Sektionsredner
Matthias Richard Kraska (Witten-Herdecke)
Kompensation von Arzt-Patient-Asymmetrien im Rahmen einer realistischen Theorie kommunikativen Handelns
Abstract
Nach einer sehr bekannten Typisierung von Emanuel & Emanuel kann die A/P Beziehung vier Grundmuster aufweisen (E.J. & L.L. Emanuel, Four Models of the Physician-Patient-Relationship, JAMA Nr. 267, 1992). Die Autoren schematisieren diese Muster idealtypisch und bezeichnen sie als „paternalistisches“, „informatives“, „interpretatives“ und „deliberatives Modell“. Sie stellen dabei jeweils die Wünsche des Patienten den Verpflichtungen des Arztes gegenüber. Aus dem jeweiligen Idealtypus leiten sie sowohl Konzeptionen der Patientenautonomie, als auch der Arztrolle ab, um die Frage nach dem 'richtigen' Arzt-Patient-Verhältnis schließlich mit dem „deliberativen Modell“ zu beantworten. Diese Präferenz wollen sie auch im Rahmen eines gesellschaftlichen Diskurses geltend machen.

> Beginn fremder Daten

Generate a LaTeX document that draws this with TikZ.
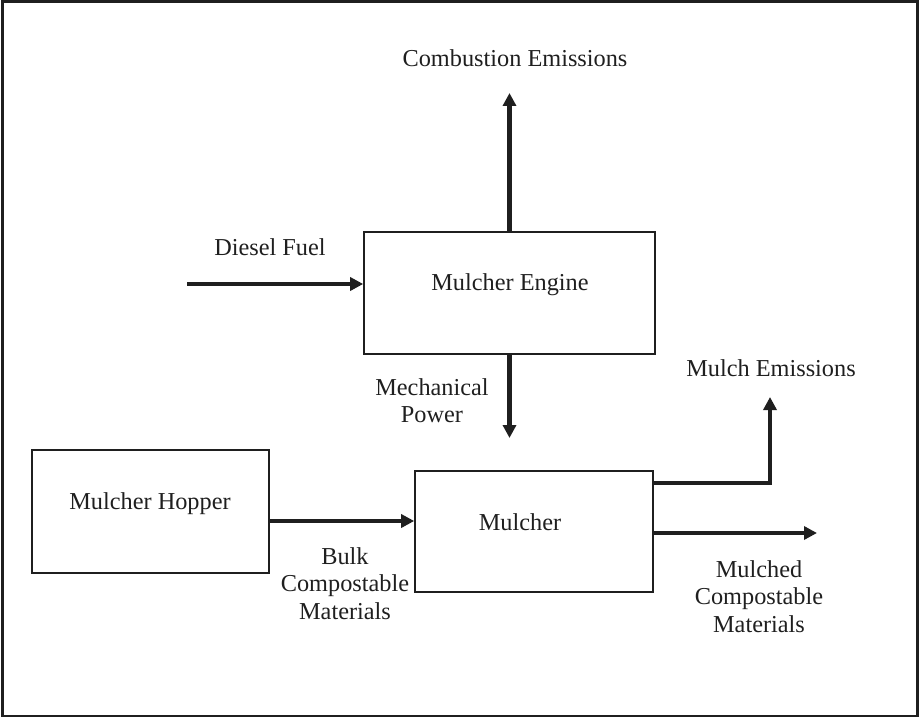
\documentclass[tikz,border=0pt]{standalone}
\usepackage{fontspec}
\setmainfont{Liberation Serif}
\usetikzlibrary{arrows.meta}
\begin{document}
\begin{tikzpicture}[x=1pt,y=-1pt,
  box/.style={draw=black!88,line width=1.6pt,inner sep=0pt},
  txt/.style={font=\fontsize{24.3}{27.5}\selectfont,align=center,inner sep=0pt,text=black!88},
  arr/.style={draw=black!88,line width=4.3pt,-{Triangle[length=13pt,width=13pt]}}]
\useasboundingbox (0,0) rectangle (920,719);
\draw[black!88,line width=2.5pt] (2.5,1.5) rectangle (917.5,716);
% boxes
\node[box,minimum width=291pt,minimum height=122pt] (engine) at (509.5,293) {};
\node[box,minimum width=237pt,minimum height=123pt] (hopper) at (150.5,511.5) {};
\node[box,minimum width=238pt,minimum height=121pt] (mulcher) at (534,531.5) {};
% box texts
\node[txt] (tengine) at (510,285) {Mulcher Engine};
\node[txt] (thopper) at (150,504) {Mulcher Hopper};
\node[txt] (tmulcher) at (520,522) {Mulcher};
% labels
\node[txt] (tcomb) at (515,58.5) {Combustion Emissions};
\node[txt] (tdiesel) at (270,247.5) {Diesel Fuel};
\node[txt] (tmech) at (432,400.5) {Mechanical\\Power};
\node[txt] (tbulk) at (345,583.5) {Bulk\\Compostable\\Materials};
\node[txt] (tmemis) at (771,368.5) {Mulch Emissions};
\node[txt] (tmulched) at (759,596.5) {Mulched\\Compostable\\Materials};
% coordinates
\coordinate (dieselstart) at (187,284);
\coordinate (combend) at (509.5,93);
\coordinate (mechend) at (509.5,438);
\coordinate (emisend) at (770,397);
\coordinate (mulchedend) at (817,533);
% arrows
\draw[arr] (dieselstart) -- ([yshift=9pt]engine.west);
\draw[arr] (engine.north) -- (combend);
\draw[arr] (engine.south) -- (mechend);
\draw[arr] ([yshift=-9.5pt]hopper.east) -- ([yshift=10.5pt]mulcher.west);
\draw[arr] ([yshift=48.5pt]mulcher.east) -| (emisend);
\draw[arr] ([yshift=-1.5pt]mulcher.east) -- (mulchedend);
\end{tikzpicture}
\end{document}
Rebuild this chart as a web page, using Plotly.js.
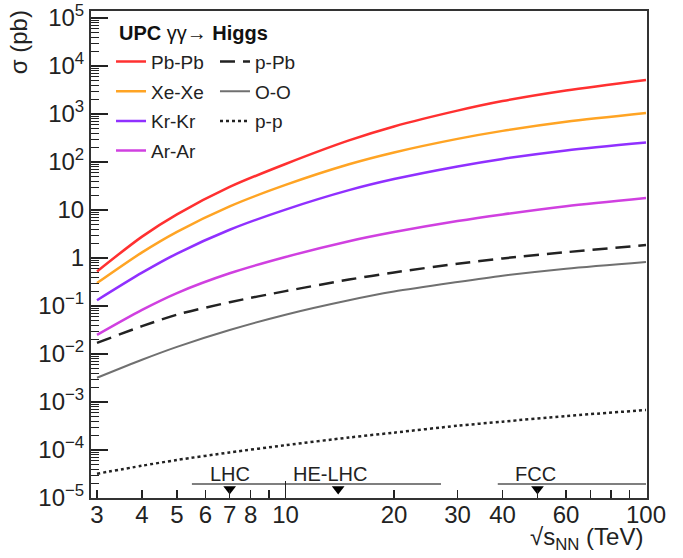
<!DOCTYPE html>
<html><head><meta charset="utf-8">
<script src="https://cdn.plot.ly/plotly-3.0.1.min.js"></script>
<style>body{margin:0;background:#fff}</style>
</head><body><div id="chart" style="width:683px;height:558px"></div>
<script>
// sqrt(s_NN) in TeV
const energies = [3, 4, 5, 7, 10, 15, 20, 30, 40, 60, 100];
// cross sections in pb
const sigmaPbPb = [0.525, 2.79, 8.1, 30.2, 91, 282, 550, 1175, 1860, 3090, 5130];
const sigmaXeXe = [0.30, 1.31, 3.51, 11.9, 33.3, 89.7, 158, 303, 445, 689, 1050];
const sigmaKrKr = [0.132, 0.495, 1.24, 3.88, 10.2, 25.9, 44.1, 80.9, 116, 174, 255];
const sigmaArAr = [0.025, 0.083, 0.186, 0.48, 1.05, 2.24, 3.47, 5.9, 8.1, 12.0, 17.8];
const sigmapPb  = [0.017, 0.038, 0.066, 0.12, 0.204, 0.355, 0.50, 0.76, 0.98, 1.32, 1.86];
const sigmaOO   = [0.0032, 0.0076, 0.0141, 0.0316, 0.066, 0.132, 0.20, 0.316, 0.427, 0.60, 0.83];
const sigmapp   = [3.2e-5, 4.7e-5, 6.2e-5, 8.9e-5, 1.26e-4, 1.82e-4, 2.3e-4, 3.2e-4, 3.9e-4, 5.1e-4, 6.8e-4];

const seriesNames = ['Pb-Pb', 'Xe-Xe', 'Kr-Kr', 'Ar-Ar', 'p-Pb', 'O-O', 'p-p'];
const legendTitle = '<b>UPC</b> γγ→ <b>Higgs</b>';

// colliders
const colliderNames = ['LHC', 'HE-LHC', 'FCC'];
const colliderMin = [5.5, 10, 38.8];
const colliderMax = [10, 27, 100];
const colliderNominal = [7, 14, 50];

// axis ticks
const xTickVals = [3, 4, 5, 6, 7, 8, 9, 10, 20, 30, 40, 50, 60, 70, 80, 90, 100];
const xTickText = ['3', '4', '5', '6', '7', '8', '', '10', '20', '30', '40', '', '60', '', '', '', '100'];
const yTickVals = [1e-5, 1e-4, 1e-3, 1e-2, 1e-1, 1, 10, 1e2, 1e3, 1e4, 1e5];
const yTickText = ['10<sup>−5</sup>', '10<sup>−4</sup>', '10<sup>−3</sup>', '10<sup>−2</sup>', '10<sup>−1</sup>',
                   '1', '10', '10<sup>2</sup>', '10<sup>3</sup>', '10<sup>4</sup>', '10<sup>5</sup>'];

const FONT = 'Liberation Sans, Arial, Helvetica, sans-serif';

const styles = [
  {color: '#ff3030', width: 2.5, dash: 'solid', legend: 'legend'},
  {color: '#ffa424', width: 2.5, dash: 'solid', legend: 'legend'},
  {color: '#9030ff', width: 2.5, dash: 'solid', legend: 'legend'},
  {color: '#d040e0', width: 2.5, dash: 'solid', legend: 'legend'},
  {color: '#222222', width: 2.5, dash: '15px,8px', legend: 'legend2'},
  {color: '#707070', width: 2, dash: 'solid', legend: 'legend2'},
  {color: '#222222', width: 2.5, dash: '3px,3px', legend: 'legend2'}
];
const seriesData = [sigmaPbPb, sigmaXeXe, sigmaKrKr, sigmaArAr, sigmapPb, sigmaOO, sigmapp];

const traces = seriesData.map((ys, i) => ({
  type: 'scatter', mode: 'lines', x: energies, y: ys, name: seriesNames[i],
  line: {color: styles[i].color, width: styles[i].width, dash: styles[i].dash, shape: 'spline', smoothing: 0.8},
  legend: styles[i].legend, legendgroup: 'g' + i
}));

// collider bars and nominal-energy markers (y in a 0..1 overlay axis)
const barX = [], barY = [];
colliderNames.forEach((n, i) => { barX.push(colliderMin[i], colliderMax[i], null); barY.push(0.0287, 0.0287, null); });
traces.push({type: 'scatter', mode: 'lines', x: barX, y: barY, xaxis: 'x2', yaxis: 'y2',
  line: {color: '#555', width: 1.5}, showlegend: false, hoverinfo: 'skip', connectgaps: false});
traces.push({type: 'scatter', mode: 'markers', x: colliderNominal, y: colliderNominal.map(() => 0.0185),
  xaxis: 'x2', yaxis: 'y2', marker: {symbol: 'triangle-down', size: 11, color: '#000'},
  showlegend: false, hoverinfo: 'skip'});

const labelShift = [0, -8, -2];
const colliderAnn = colliderNames.map((n, i) => ({
  text: n, xref: 'x2', yref: 'y2', x: Math.log10(colliderNominal[i]), y: 0.05, xshift: labelShift[i],
  xanchor: 'center', yanchor: 'middle', showarrow: false, font: {family: FONT, size: 20, color: '#222'}
}));

const xr = [Math.log10(3) - 6 / 360.5, 2 + 1 / 360.5];
const yr = [-5, 5 + 7 / 48];

const minorY = [];
for (let e = -5; e < 5; e++) for (let d = 2; d <= 9; d++) minorY.push(d * Math.pow(10, e));

const layout = {
  width: 683, height: 558,
  margin: {l: 91, r: 36, t: 11, b: 60},
  paper_bgcolor: '#fff', plot_bgcolor: '#fff',
  font: {family: FONT, color: '#222'},
  showlegend: true,
  xaxis: {type: 'log', range: xr, tickmode: 'array', tickvals: xTickVals, ticktext: xTickText,
    ticks: 'inside', ticklen: 8, tickwidth: 1.2, tickcolor: '#222',
    showline: true, linecolor: '#333', linewidth: 2, mirror: true, showgrid: false, zeroline: false,
    tickfont: {family: FONT, size: 24, color: '#222'}, ticklabelstandoff: -6},
  xaxis2: {type: 'log', range: xr, overlaying: 'x', anchor: 'y', side: 'bottom',
    tickmode: 'array', tickvals: [10, 100], ticks: 'inside', ticklen: 17, tickwidth: 1.2, tickcolor: '#222',
    showticklabels: false, showline: false, showgrid: false, zeroline: false},
  yaxis: {type: 'log', range: yr, tickmode: 'array', tickvals: yTickVals, ticktext: yTickText,
    ticks: 'inside', ticklen: 17, tickwidth: 1.2, tickcolor: '#222',
    minor: {tickmode: 'array', tickvals: minorY, ticks: 'inside', ticklen: 8, tickwidth: 1, tickcolor: '#222', showgrid: false},
    showline: true, linecolor: '#333', linewidth: 2, mirror: true, showgrid: false, zeroline: false,
    tickfont: {family: FONT, size: 24, color: '#222'}},
  yaxis2: {overlaying: 'y', range: [0, 1], visible: false, fixedrange: true},
  legend: {x: 0.036, y: 0.935, xanchor: 'left', yanchor: 'top', bgcolor: 'rgba(0,0,0,0)', borderwidth: 0,
    font: {family: FONT, size: 19, color: '#222'}, traceorder: 'grouped', tracegroupgap: 2},
  legend2: {x: 0.223, y: 0.935, xanchor: 'left', yanchor: 'top', bgcolor: 'rgba(0,0,0,0)', borderwidth: 0,
    font: {family: FONT, size: 19, color: '#222'}, traceorder: 'grouped', tracegroupgap: 2},
  annotations: [
    {text: legendTitle, xref: 'paper', yref: 'paper', x: 0.0468, y: 0.955, xanchor: 'left', yanchor: 'middle',
      showarrow: false, font: {family: FONT, size: 20, color: '#111'}},
    {text: 'σ (pb)', xref: 'paper', yref: 'paper', x: -0.131, y: 1.006, xanchor: 'center', yanchor: 'top',
      textangle: -90, showarrow: false, font: {family: FONT, size: 24, color: '#222'}},
    {text: '√s<sub>NN</sub> (TeV)',
      xref: 'paper', yref: 'paper',
      x: 0.9964, y: -0.12, xanchor: 'right', yanchor: 'bottom', showarrow: false,
      font: {family: FONT, size: 24, color: '#222'}}
  ].concat(colliderAnn)
};

Plotly.newPlot('chart', traces, layout, {staticPlot: true, displayModeBar: false});
</script>
</body></html>
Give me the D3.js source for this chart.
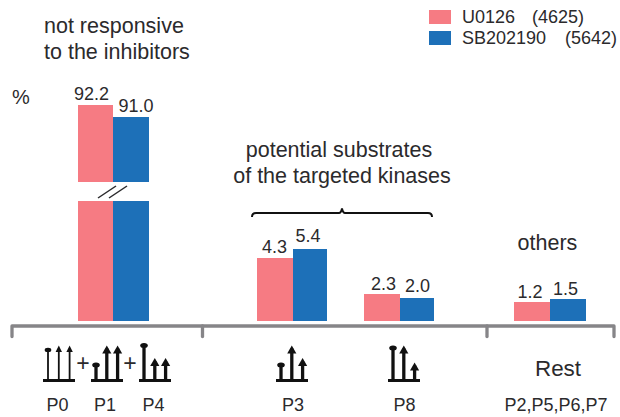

Wir zeigen im ersten, kritischen Teil unseres Vortrags zunächst, dass es Emanuel & Emanuel weder gelingt, die normative Bedeutsamkeit für die Bewertung und ggf. Verbesserung realer Arzt-Patient-Kommunikationsverhältnisse deutlich zu machen, noch die gemeinsame Wurzel ihrer „Modelle“ im Arzt-Patient-Verhältnis zu lokalisieren. Die sogenannten Modelle sollten besser als selektive Gesichtspunkte aufgefaßt werden, die in einem breiten Spektrum von Asymmetrien auftauchen, die spezifisch für jede Arzt-Patient-Beziehung als solche sind. - Im zweiten Teil ziehen wir konstruktive Konsequenzen aus Emanuels Ausgangsbeobachtung einer „potentiell unausgewogenen Natur“ des Arzt-Patient-Verhältnisses. Wir stellen die zwiespältige Rollen von Asymmetrien kommunikationsphilosophisch in den Mittelpunkt und zeigen, dass Asymmetrien unterschiedlicher Art einerseits eine Gefährdung von Kommunikation darstellen, andererseits aber auch konstitutiv für Kommunikationsintentionen sein können, und dies nicht nur in professionsspezifisch geprägter Handlungssituationen wie der ärztlichen Behandlungssituation. So regelt bspw. erst die defizitäre Lage des Patienten das Aufsuchen des Arztes und den kommunikativen Erwartungshorizont, in dem der Arzt auftaucht. Zu den einschlägigen formativen Asymmetrien im Arzt-Patient-Verhältnis gehören: Expertise (Asymmetrien in know how und know that), Professionsstatus (Legitimation innerhalb des Gesundheitssystems), einseitig geregelte Grenzüberschreitungen (z.B. in der ärztlichen Untersuchung) bis hin zur Kopplung der Unterscheidung von Gesundheit und Krankheit an die Rollen von Arzt und Patient. Wir behaupten: Für jede kommunikationsrelevante Asymmetrie lässt sich zeigen, wie sie einerseits die Funktion einer Verschiebung von Macht erfüllt, komplementär aber auch die Funktion erfüllt, durch Eröffnung kommunikativ wirksamer Idealisierungen solche Verschiebungen beobachtbar, thematisierbar und ggf. reversibel zu halten. Kommunikationsrelevante Asymmetrien sind sozusagen selber der Schlüssel zu jeweils spezifisch auf sie bezogenen Kompensationsmechanismen.
Es geht uns darum, einen analytischen Ansatz, der mit dem Begriff von kommunikationsrelevanten Asymmetrien operiert, zu entwickeln, mit dessen Hilfe institutionell geprägte Interaktionsmuster (am Beispiel der Arzt-Patient-Interaktion) erfahrungsnäher und realistischer analysiert werden können als mit einem Ansatz, der (wie bei Emanuel & Emanuel) idealtypisierend verfährt, tatsächlich aber schematisch und deshalb wirklichkeitsfern bleibt. Zugleich bietet das Asymmetrie-Kompensationsmodell der Kommunikation eine realistische Korrektur an - und Weiterentwicklung von - formalpragmatischen Modellierungen von Kommunikation, die die Koordinierung von Handeln durch Konsens („kommunikatives Handeln“ sensu Habermas) idealisieren.